Development should pay for quality parks
The Eudora City Council set aside $40,000 in the 2003 budget to develop an eastside park. That decision wasn't made without some grumbling about spending money on a new park when the city's current green spaces are in need of upgrades and even attention to basic maintenance.
Such resentment is understandable. Park resources are always scarce. Longtime residents don't want to see limited available money steered to new parks. At a joint meeting of the City Council, Planning Commission and Parks and Recreation Commission last week, the consensus was that the current parkland enhancement program isn't achieving the desired results. The $200-per-lot parkland assessment hasn't proven enough to adequately finance new parks. Also, developers find it more advantageous to pay the assessment, rather than donate land for green space. As unfortunate as that is for the city, developers can't be blamed for doing what is best for them.

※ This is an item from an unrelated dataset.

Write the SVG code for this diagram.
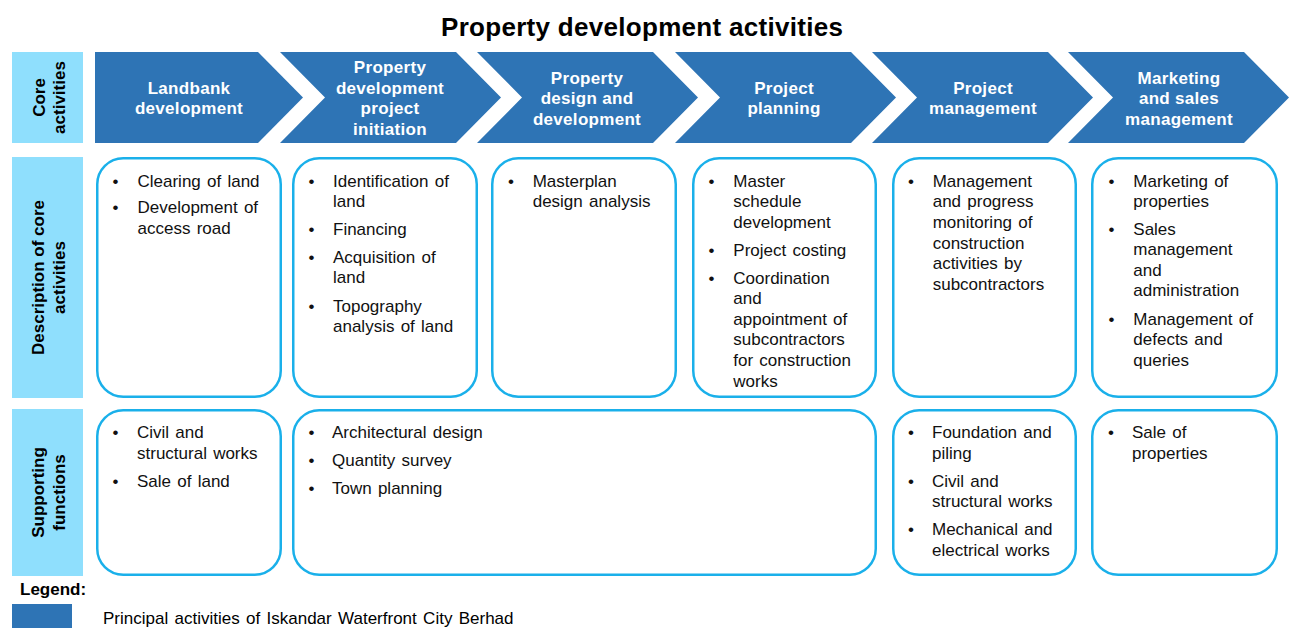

A fair assessment must be found that will create willingness among developers to donate attractive parkland, perhaps as a condition of a preliminary plat.
Parks are ultimately a good deal for developers. They make homes more attractive to new homeowners, who will ultimately pay for new parks through increased lot prices. At the risk of sounding greedy, the city should ask for a little more.
City residents as a whole will be asked to help with the expense of maintaining new parks. At the same time, new residents will likely enjoy the amenities offered at existing parks. Lot assessments above that needed for new parks should be seen as new homeowners buying shares in the city's existing assets.